Приступая к изложению космогонической системы, Кант озабочен одним: как
согласовать ее с верой в бога? Мыслитель настаивает: противоречий между
требованиями религии и его гипотезой нет. Вместе с тем он не может отрицать
определенного сходства между собственными взглядами и учением древних
материалистов -- Демокрита и Эпикура. Как и эти философы, Кант полагает, что
первоначальным состоянием природы было всеобщее рассеяние первичного
вещества, атомов. Эпикур говорил о тяжести, заставляющей атомы падать, эта
мысль близка теории тяготения Ньютона, на которую опирается Кант.
Воспитанник пиетистов вынужден оправдываться: "Даже в самых бессмысленных
взглядах, которые когда-либо пользовались успехом у людей, всегда можно
найти какую-то долю правды".
В XVII веке естествоиспытатели (в том числе Ньютон и Галилей) были
убеждены в божественном происхождении небесных светил. Кант хотя и
отмежевывался от древних материалистов, но фактически (вслед за Декартом)
распространил принципы естественнонаучного материализма на космогонию.

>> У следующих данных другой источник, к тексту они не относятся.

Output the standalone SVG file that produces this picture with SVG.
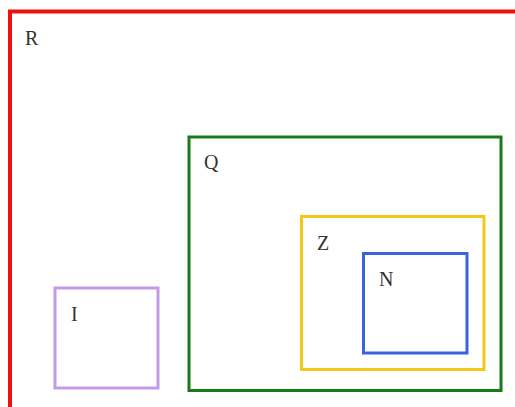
<svg xmlns="http://www.w3.org/2000/svg" width="515" height="407" viewBox="0 0 515 407">
<style>
rect{fill:none;stroke-width:3}
text{font-family:"Liberation Serif","DejaVu Serif",serif;font-size:20px;fill:#333}
</style>
<rect x="0" y="0" width="515" height="407" style="fill:#fff;stroke:none"/>
<g id="R"><rect x="10" y="11.5" width="520" height="410" stroke="#ee1111" style="stroke-width:4"/><text x="25" y="45">R</text></g>
<g id="Q"><rect x="189" y="137" width="312" height="253.5" stroke="#1a7a1a"/><text x="204" y="169">Q</text></g>
<g id="Z"><rect x="301.5" y="216.5" width="182.5" height="153" stroke="#f2c81a"/><text x="317" y="250">Z</text></g>
<g id="N"><rect x="363.5" y="253.5" width="103.5" height="99.5" stroke="#3b63e0"/><text x="379" y="286">N</text></g>
<g id="I"><rect x="55" y="288" width="103" height="100" stroke="#c49ae8"/><text x="71" y="321">I</text></g>
<g id="connectors"></g>
</svg>
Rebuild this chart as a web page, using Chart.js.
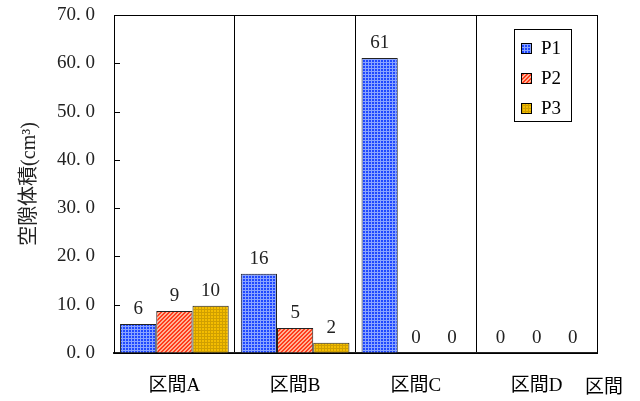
<!DOCTYPE html>
<html>
<head>
<meta charset="utf-8">
<script src="https://cdn.jsdelivr.net/npm/chart.js@4"></script>
<style>
html, body { margin: 0; background: #fff; }
#wrap { width: 640px; height: 401px; }
</style>
</head>
<body>
<div id="wrap"><canvas id="chart"></canvas></div>
<script>
// data
const categories = ['区間A', '区間B', '区間C', '区間D'];
const seriesNames = ['P1', 'P2', 'P3'];
const p1Values = [6.0, 16.4, 61.1, 0];
const p2Values = [8.7, 5.2, 0, 0];
const p3Values = [9.8, 2.1, 0, 0];
const yTicks = [0, 10, 20, 30, 40, 50, 60, 70];

const FONT = "'Liberation Serif', 'Noto Sans CJK JP', serif";

// small tiled fills like the hatched bars of the original
function makePattern(kind) {
    const c = document.createElement('canvas');
    const ctx = c.getContext('2d');
    if (kind === 'blue') {
        c.width = c.height = 3;
        ctx.fillStyle = '#8aa4ff';
        ctx.fillRect(0, 0, 3, 3);
        ctx.fillStyle = '#1f48ff';
        ctx.fillRect(0, 0, 2, 2);
    } else if (kind === 'red') {
        c.width = c.height = 4;
        for (let x = 0; x < 4; x++) {
            for (let y = 0; y < 4; y++) {
                ctx.fillStyle = (x + y) % 4 < 2 ? '#ff3c1c' : '#ffb495';
                ctx.fillRect(x, y, 1, 1);
            }
        }
    } else {
        c.width = c.height = 3;
        ctx.fillStyle = '#f4bd00';
        ctx.fillRect(0, 0, 3, 3);
        ctx.fillStyle = '#cf9f00';
        ctx.fillRect(0, 0, 3, 1);
        ctx.fillRect(0, 0, 1, 3);
    }
    return ctx.createPattern(c, 'repeat');
}

const fills = [makePattern('blue'), makePattern('red'), makePattern('yellow')];
const seriesValues = [p1Values, p2Values, p3Values];

const decorPlugin = {
    id: 'decor',
    afterDatasetsDraw(chart) {
        const ctx = chart.ctx;
        ctx.save();
        ctx.font = '19px ' + FONT;
        ctx.fillStyle = '#222';
        ctx.textAlign = 'center';
        ctx.textBaseline = 'middle';
        chart.data.datasets.forEach((ds, i) => {
            chart.getDatasetMeta(i).data.forEach((bar, j) => {
                ctx.fillText(String(Math.round(ds.data[j])), bar.x, bar.y - 15);
            });
        });
        ctx.restore();
    },
    afterDraw(chart) {
        const ctx = chart.ctx;
        const area = chart.chartArea;
        const y = chart.scales.y;
        ctx.save();
        // frame
        ctx.strokeStyle = '#000';
        ctx.lineWidth = 1;
        ctx.strokeRect(area.left + 0.5, area.top + 0.5, area.right - area.left, area.bottom - area.top);
        // inner tick marks on the value axis
        ctx.beginPath();
        yTicks.forEach(v => {
            const py = Math.round(y.getPixelForValue(v)) + 0.5;
            ctx.moveTo(area.left, py);
            ctx.lineTo(area.left + 6, py);
        });
        ctx.stroke();

        // legend box
        const lx = 514, ly = 29, lw = 57, lh = 92;
        ctx.fillStyle = '#fff';
        ctx.fillRect(lx, ly, lw, lh);
        ctx.strokeStyle = '#000';
        ctx.strokeRect(lx + 0.5, ly + 0.5, lw, lh);
        ctx.font = '19px ' + FONT;
        ctx.textBaseline = 'middle';
        ctx.textAlign = 'left';
        chart.data.datasets.forEach((ds, i) => {
            const cy = 48 + i * 30;
            ctx.fillStyle = ds.backgroundColor;
            ctx.fillRect(521, cy - 5, 11, 11);
            ctx.strokeStyle = '#000';
            ctx.strokeRect(521.5, cy - 4.5, 10, 10);
            ctx.fillStyle = '#000';
            ctx.fillText(ds.label, 541, cy + 1);
        });

        // category axis name, bottom right
        ctx.textAlign = 'center';
        ctx.fillText('区間', 604, 388);
        ctx.restore();
    }
};

new Chart(document.getElementById('chart'), {
    type: 'bar',
    data: {
        labels: categories,
        datasets: seriesNames.map((name, i) => ({
            label: name,
            data: seriesValues[i],
            backgroundColor: fills[i],
            borderColor: '#222',
            borderWidth: 1,
            categoryPercentage: 0.9,
            barPercentage: 1.0
        }))
    },
    options: {
        responsive: true,
        maintainAspectRatio: false,
        animation: false,
        layout: { padding: { left: 0, right: 43, top: 15, bottom: 0 } },
        plugins: {
            legend: { display: false },
            tooltip: { enabled: false }
        },
        scales: {
            x: {
                grid: { color: '#000', drawTicks: false, offset: true },
                border: { color: '#222', width: 2 },
                ticks: { color: '#000', padding: 22, font: { family: FONT, size: 19 } },
                afterFit(scale) { scale.height = 48; scale.paddingLeft = 0; scale.paddingRight = 0; }
            },
            y: {
                min: 0,
                max: 70,
                grid: { drawOnChartArea: false, drawTicks: false },
                border: { color: '#000', width: 1 },
                ticks: {
                    stepSize: 10,
                    padding: 19,
                    color: '#222',
                    font: { family: FONT, size: 19 },
                    callback: v => v.toFixed(1).replace('.', '. ')
                },
                title: {
                    display: true,
                    text: '空隙体積(cm³)',
                    color: '#222',
                    padding: { top: 18, bottom: 0 },
                    font: { family: FONT, size: 20 }
                },
                afterFit(scale) { scale.width = 114; scale.paddingTop = 0; scale.paddingBottom = 0; }
            }
        }
    },
    plugins: [decorPlugin]
});
</script>
</body>
</html>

"Дайте мне материю, и я построю из нее мир, то есть дайте мне материю, и я
покажу вам, как из нее должен возникнуть мир". Формула Канта звучит как
афоризм. В ней основной смысл книги; Кант действительно показал, как под
воздействием чисто механических причин из первоначального хаоса материальных
частиц могла образоваться наша солнечная система.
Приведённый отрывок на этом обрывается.